ETHEL ROSENBERG: Beyond the Myths

By

Pub Date: May 9th, 1988
Publisher: Watts

A detailed new look at the short and tragic life of Ethel Rosenberg, who, with her husband, Julius, was executed 35 years ago on charges of plotting to give the secret of the atomic bomb to the Soviet Union--charges that have, over the years, remained open to question. Philipson's interpretation is aided by recently released materials from FBI files, as well as by interviews with Ethel's psychiatrist, friends, and family. What she depicts is an unexceptional life, working-class in its roots, never able to lift out of the cycle of daily struggle, just as--except for a few months in a D.C. job--it never was lived outside of the confines of Lower Manhattan.
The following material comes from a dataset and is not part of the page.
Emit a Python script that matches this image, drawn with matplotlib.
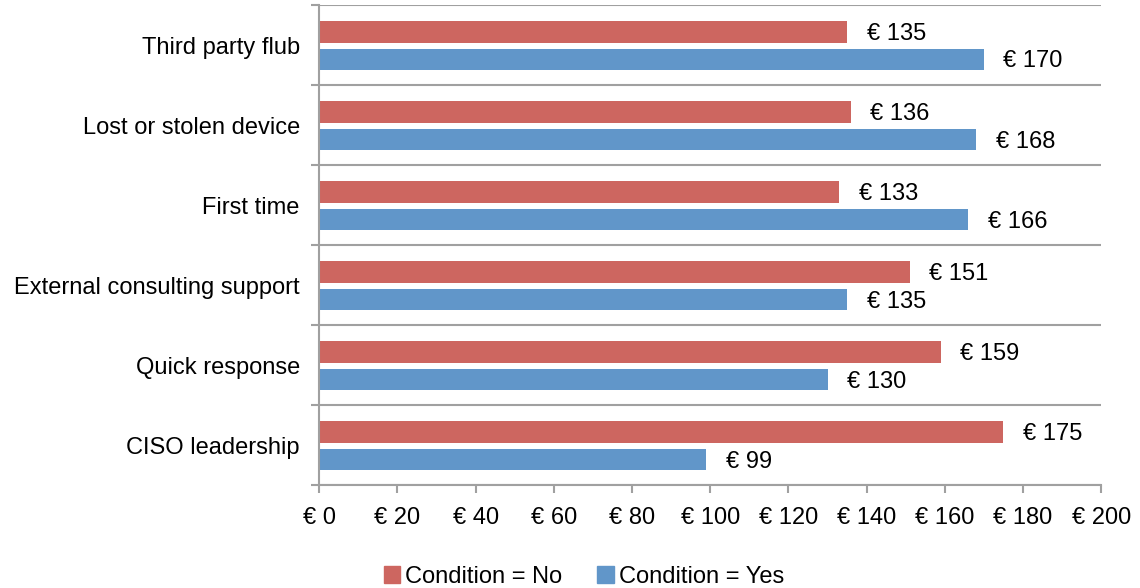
import matplotlib.pyplot as plt
from matplotlib.patches import Patch
import numpy as np

plt.rcParams['font.family'] = ['Liberation Sans', 'DejaVu Sans']

categories = ["Third party flub", "Lost or stolen device", "First time",
              "External consulting support", "Quick response", "CISO leadership"]
cond_no = [135, 136, 133, 151, 159, 175]
cond_yes = [170, 168, 166, 135, 130, 99]
xticks = [0, 20, 40, 60, 80, 100, 120, 140, 160, 180, 200]

red = "#CD6660"
blue = "#6196C9"
gray = "#A0A0A0"
fs = 17

fig = plt.figure(figsize=(11.4, 5.88), dpi=100)
ax = fig.add_axes([0.280, 0.175, 0.686, 0.8165])

y = np.arange(len(categories))
h = 0.27
ax.barh(y - 0.165, cond_no, height=h, color=red)
ax.barh(y + 0.18, cond_yes, height=h, color=blue)

# data labels after each bar
for yi, v in zip(y - 0.165, cond_no):
    ax.annotate(f"€ {v}", (v, yi), xytext=(14, -1.5), textcoords="offset points",
                va="center", ha="left", fontsize=fs)
for yi, v in zip(y + 0.18, cond_yes):
    ax.annotate(f"€ {v}", (v, yi), xytext=(14, -1.5), textcoords="offset points",
                va="center", ha="left", fontsize=fs)

ax.set_xlim(0, 200)
ax.set_ylim(len(categories) - 0.5, -0.5)
ax.set_xticks(xticks)
ax.set_xticklabels([f"€ {t}" for t in xticks], fontsize=fs)
ax.set_yticks(y)
ax.set_yticklabels(categories, fontsize=fs)
ax.tick_params(axis='y', which='major', length=0, pad=14)
ax.set_yticks(np.arange(len(categories) + 1) - 0.5, minor=True)
ax.tick_params(axis='y', which='minor', length=6, width=1.5, color=gray)
ax.tick_params(axis='x', length=6, width=1.5, color=gray, pad=10)
for b in np.arange(len(categories) + 1) - 0.5:
    ax.axhline(b, color=gray, lw=1.5, zorder=0)

for s in ['top', 'right']:
    ax.spines[s].set_visible(False)
for s in ['left', 'bottom']:
    ax.spines[s].set_color(gray)
    ax.spines[s].set_linewidth(1.5)

handles = [Patch(color=red, label="Condition = No"),
           Patch(color=blue, label="Condition = Yes")]
fig.legend(handles=handles, loc="lower center", bbox_to_anchor=(0.512, -0.036),
           ncol=2, frameon=False, fontsize=fs, handlelength=0.7, handleheight=0.7,
           handletextpad=0.2, columnspacing=1.5)

fig.savefig("out.png", dpi=100)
But despite the supposed wealth of new materials, Philipson fails to offer any major new insights into Ethel's life. (For instance, while discussing Ethel's courtship with Julius, the author expends three full pages on the new liberality of sexual ethics in Ethel's circle, only to express ignorance of Ethel's premarital experience.) In the end, Philipson fails to venture a guess as to the validity of the jury's ""guilty"" verdict, choosing instead to incriminate others--Judge Kaufman, Herbert Brownell, President Eisenhower--for not being lenient. The reader is left with the assumption that the Rosenbergs were victims, not of their own duplicity, but of their times (even though the current Chief Justice, Rehnquist, is represented in a memo in which he wrote: ""It is too bad that drawing and quartering has been abolished""). A good job of extracting much out of a simple life, but it contributes little new to the historical argument.